Course Details
Course offered Autumn 2023
HONORS 210 A: Empire and the Poesis of Place (A&H, DIV, W)
HONORS 210 A: Empire and the Poesis of Place (A&H, DIV, W)
SLN 16345 (View UW registration info »)
Limit: 35 students
“Language, of course, is constantly being redefined, not just by demagogues, but by people who employ it. Language is we realized. Each word has passed mouth by mouth over the centuries, changed by intonation and accent, changed by wit and utility.”
— Solmaz Sharif, “A Poetry of Proximity” (Kenyon Review 2022).

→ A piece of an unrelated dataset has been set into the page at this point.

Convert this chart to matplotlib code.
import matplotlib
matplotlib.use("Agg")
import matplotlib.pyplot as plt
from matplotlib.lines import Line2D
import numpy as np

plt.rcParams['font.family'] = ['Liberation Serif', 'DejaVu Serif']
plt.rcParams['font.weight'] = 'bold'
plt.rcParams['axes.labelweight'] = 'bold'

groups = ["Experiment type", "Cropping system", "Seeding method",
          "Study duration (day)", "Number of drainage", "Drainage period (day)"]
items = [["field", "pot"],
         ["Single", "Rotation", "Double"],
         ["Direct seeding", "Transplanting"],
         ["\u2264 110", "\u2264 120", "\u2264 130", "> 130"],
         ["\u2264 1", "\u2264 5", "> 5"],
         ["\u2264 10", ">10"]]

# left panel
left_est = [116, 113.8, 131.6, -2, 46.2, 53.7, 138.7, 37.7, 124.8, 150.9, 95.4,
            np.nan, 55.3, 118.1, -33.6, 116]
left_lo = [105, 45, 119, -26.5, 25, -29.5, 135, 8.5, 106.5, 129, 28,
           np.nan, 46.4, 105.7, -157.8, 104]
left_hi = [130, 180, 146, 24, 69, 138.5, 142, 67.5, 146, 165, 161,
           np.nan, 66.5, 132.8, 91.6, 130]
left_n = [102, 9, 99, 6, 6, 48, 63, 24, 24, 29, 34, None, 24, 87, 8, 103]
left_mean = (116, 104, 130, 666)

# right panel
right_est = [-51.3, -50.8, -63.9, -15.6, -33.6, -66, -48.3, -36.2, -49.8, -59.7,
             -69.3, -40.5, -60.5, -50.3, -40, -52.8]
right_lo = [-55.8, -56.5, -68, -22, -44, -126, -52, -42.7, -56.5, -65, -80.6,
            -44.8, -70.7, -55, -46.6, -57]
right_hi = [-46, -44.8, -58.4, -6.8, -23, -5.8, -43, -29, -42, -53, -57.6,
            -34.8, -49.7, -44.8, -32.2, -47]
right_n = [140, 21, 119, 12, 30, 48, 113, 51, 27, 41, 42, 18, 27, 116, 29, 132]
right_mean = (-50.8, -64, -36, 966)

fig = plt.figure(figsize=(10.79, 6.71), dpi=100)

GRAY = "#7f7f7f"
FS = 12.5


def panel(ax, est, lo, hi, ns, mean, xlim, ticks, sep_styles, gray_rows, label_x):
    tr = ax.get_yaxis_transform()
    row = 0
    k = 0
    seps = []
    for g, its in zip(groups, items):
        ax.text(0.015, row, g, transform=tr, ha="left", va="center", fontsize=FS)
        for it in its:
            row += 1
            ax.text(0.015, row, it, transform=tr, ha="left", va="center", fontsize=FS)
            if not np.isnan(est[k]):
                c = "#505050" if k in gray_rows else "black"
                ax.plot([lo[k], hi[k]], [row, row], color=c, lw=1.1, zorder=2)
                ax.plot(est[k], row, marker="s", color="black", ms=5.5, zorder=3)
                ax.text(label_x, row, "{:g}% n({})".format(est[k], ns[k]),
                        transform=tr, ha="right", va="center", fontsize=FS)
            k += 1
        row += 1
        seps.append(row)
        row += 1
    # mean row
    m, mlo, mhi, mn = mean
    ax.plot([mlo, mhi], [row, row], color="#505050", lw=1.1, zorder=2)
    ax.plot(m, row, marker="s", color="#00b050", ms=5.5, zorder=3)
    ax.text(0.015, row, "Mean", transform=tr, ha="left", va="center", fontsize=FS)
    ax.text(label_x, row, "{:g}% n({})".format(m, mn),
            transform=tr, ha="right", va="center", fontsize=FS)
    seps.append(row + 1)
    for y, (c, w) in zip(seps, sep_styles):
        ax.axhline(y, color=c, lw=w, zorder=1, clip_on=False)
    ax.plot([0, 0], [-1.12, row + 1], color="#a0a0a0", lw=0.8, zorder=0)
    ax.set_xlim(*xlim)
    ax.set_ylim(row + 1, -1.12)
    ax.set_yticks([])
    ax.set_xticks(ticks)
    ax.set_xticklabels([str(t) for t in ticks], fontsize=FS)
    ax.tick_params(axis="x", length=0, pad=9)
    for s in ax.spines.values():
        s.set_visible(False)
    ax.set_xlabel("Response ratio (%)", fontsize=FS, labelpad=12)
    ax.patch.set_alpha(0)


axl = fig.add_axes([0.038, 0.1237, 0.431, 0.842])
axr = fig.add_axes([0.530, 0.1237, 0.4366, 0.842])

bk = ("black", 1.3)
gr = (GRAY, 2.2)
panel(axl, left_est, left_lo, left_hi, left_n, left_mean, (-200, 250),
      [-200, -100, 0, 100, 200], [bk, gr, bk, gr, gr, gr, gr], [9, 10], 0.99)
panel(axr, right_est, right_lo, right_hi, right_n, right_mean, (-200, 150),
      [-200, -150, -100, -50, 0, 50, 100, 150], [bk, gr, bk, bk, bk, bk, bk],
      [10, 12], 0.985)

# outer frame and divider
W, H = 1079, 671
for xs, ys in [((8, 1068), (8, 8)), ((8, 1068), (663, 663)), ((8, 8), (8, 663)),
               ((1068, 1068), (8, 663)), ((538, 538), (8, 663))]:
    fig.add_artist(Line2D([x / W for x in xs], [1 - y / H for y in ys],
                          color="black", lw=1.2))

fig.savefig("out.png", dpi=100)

This Honors Seminar will explore post-1988 literary and cultural works about the imperial geographies and spatial imaginaries of the United States. The year 1968 marked a turning point in struggles to transform existing world orders, with the U.S. as one central site of contestation over radical redistributions of space, wealth and power. Fast-forward to 1988: the closing of the Cold War once again promised global transformations in distributions of space, wealth and power. What was the role of the U.S. in this post-1988 period? How did longer-standing practices of U.S. settler colonialism, racial capitalism, and imperialism relate to the emerging realities of the approaching millenium? And why might we turn to literary and cultural works to explore the complex and still-unfinished answers to these questions?

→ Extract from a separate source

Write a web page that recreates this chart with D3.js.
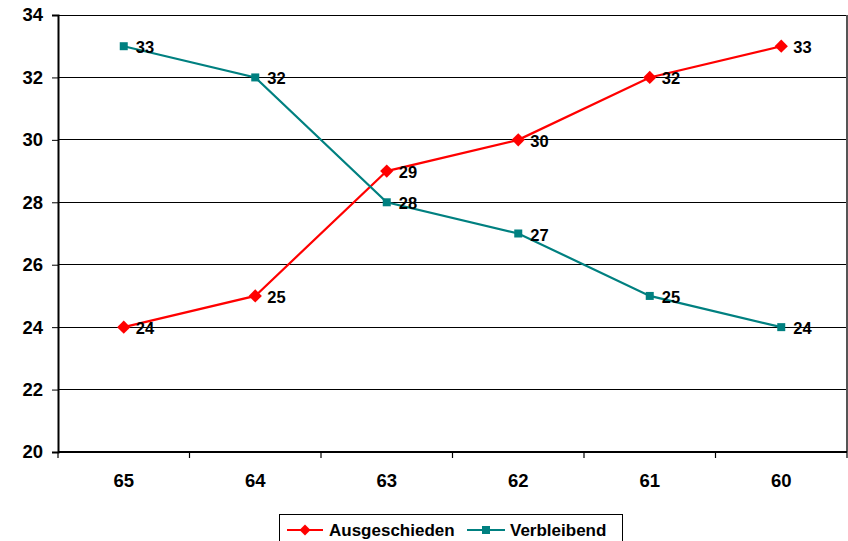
<!DOCTYPE html>
<html><head><meta charset="utf-8">
<script src="https://cdn.jsdelivr.net/npm/d3@7"></script>
<style>body{margin:0;background:#fff}svg{display:block}text{font-family:"Liberation Sans",Arial,sans-serif;font-weight:bold}</style>
</head><body><svg id="c" width="848" height="541"></svg>
<script>
const categories = ["65","64","63","62","61","60"];
const ausgeschieden = [24,25,29,30,32,33];
const verbleibend = [33,32,28,27,25,24];
const yTicks = [20,22,24,26,28,30,32,34];
const seriesNames = ["Ausgeschieden","Verbleibend"];
const colors = ["#FF0000","#008080"];

const svg = d3.select("#c");
const L=58, R=847, T=15, B=452;
const FF='"Liberation Sans",Arial,sans-serif';
const x = d3.scaleBand().domain(categories).range([L,R]);
const y = d3.scaleLinear().domain([20,34]).range([B,T]);

// gridlines
svg.append("g").selectAll("line").data(yTicks.filter(d=>d>20)).join("line")
  .attr("x1",L).attr("x2",R).attr("y1",d=>y(d)).attr("y2",d=>y(d))
  .attr("stroke","#000").attr("stroke-width",1).attr("shape-rendering","crispEdges");
// right border
svg.append("line").attr("x1",R).attr("x2",R).attr("y1",T).attr("y2",B)
  .attr("stroke","#555").attr("stroke-width",1.2).attr("shape-rendering","crispEdges");

// y axis
const ya = svg.append("g").attr("transform",`translate(${L},0)`)
  .call(d3.axisLeft(y).tickValues(yTicks).tickSize(6).tickPadding(9));
ya.select(".domain").attr("stroke","#000").attr("stroke-width",2);
ya.selectAll("text").attr("font-size",18.5).attr("fill","#000").attr("font-family",FF).attr("font-weight","bold");
ya.selectAll(".tick line").attr("stroke","#000");

// x axis
const xa = svg.append("g").attr("transform",`translate(0,${B})`)
  .call(d3.axisBottom(x).tickSize(0).tickPadding(22));
xa.select(".domain").attr("stroke","#000").attr("stroke-width",2).attr("d",`M${L},0H${R}`);
xa.selectAll("text").attr("font-size",18.5).attr("fill","#000").attr("font-family",FF).attr("font-weight","bold");
// category boundary ticks
const bounds = categories.map(c=>x(c)).concat([R]);
svg.append("g").selectAll("line").data(bounds).join("line")
  .attr("x1",d=>d).attr("x2",d=>d).attr("y1",B).attr("y2",B+6)
  .attr("stroke","#000").attr("stroke-width",1.2);

const cx = c => x(c)+x.bandwidth()/2;
const data = [ausgeschieden, verbleibend];
const line = d3.line().x((d,i)=>cx(categories[i])).y(d=>y(d));

data.forEach((vals,si)=>{
  const g = svg.append("g");
  g.append("path").attr("d",line(vals)).attr("fill","none").attr("stroke",colors[si]).attr("stroke-width",2.2);
  if(si===0){
    g.selectAll("path.m").data(vals).join("path").attr("class","m")
      .attr("d",d3.symbol(d3.symbolSquare,88))
      .attr("transform",(d,i)=>`translate(${cx(categories[i])},${y(d)}) rotate(45)`)
      .attr("fill",colors[si]);
  } else {
    g.selectAll("rect").data(vals).join("rect")
      .attr("x",(d,i)=>cx(categories[i])-4).attr("y",d=>y(d)-4)
      .attr("width",8).attr("height",8).attr("fill",colors[si]);
  }
  g.selectAll("text").data(vals).join("text")
    .attr("x",(d,i)=>cx(categories[i])+12).attr("y",d=>y(d)+7)
    .attr("font-size",16.5).attr("fill","#000").text(d=>d);
});

// legend
const lg = svg.append("g");
lg.append("rect").attr("x",279.5).attr("y",514.5).attr("width",343).attr("height",30)
  .attr("fill","#fff").attr("stroke","#000").attr("stroke-width",1);
const legItems = [{x1:287,x2:323,tx:329},{x1:467,x2:505,tx:510}];
legItems.forEach((it,i)=>{
  lg.append("line").attr("x1",it.x1).attr("x2",it.x2).attr("y1",530).attr("y2",530)
    .attr("stroke",colors[i]).attr("stroke-width",2.2);
  const mx=(it.x1+it.x2)/2;
  if(i===0){
    lg.append("path").attr("d",d3.symbol(d3.symbolSquare,60)).attr("transform",`translate(${mx},530) rotate(45)`).attr("fill",colors[i]);
  } else {
    lg.append("rect").attr("x",mx-4).attr("y",526).attr("width",8).attr("height",8).attr("fill",colors[i]);
  }
  lg.append("text").attr("x",it.tx).attr("y",536).attr("font-size",17).attr("fill","#000").text(seriesNames[i]);
});
</script></body></html>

This course proposes that literary and cultural works offer a rich archive for exploring some of the key questions of this period. These works draw attention to the changing ways space, wealth and power are imagined, symbolized, narrated, and materialized, often allowing their audiences to perceive and conceive reality in new ways. Together we will read a series of critical, literary and cultural works that focus in particular on the “poesis of place,” or how place is seemingly brought into being, in relation to the post-1988 U.S. Through our readings and discussions, we will explore how language conjures and contests the proximities through which “we” enacts place.
Our reading is not decided yet, will likely select from works by Rabih Alameddine, Zaina Alsous, Billy-Ray Belcourt, Lawrence Chua, Louise Erdrich, Renee Gladman, Kazuo Ishiguro, N.K. Jemisin, Jamaica Kincaid, Solmaz Sharif, Colson Whitehead, Karen Tei Yamashita.
Assignments for the class will focus on engaging these works in class discussion and in weekly short written reflections. A final project will offer critical and creative options.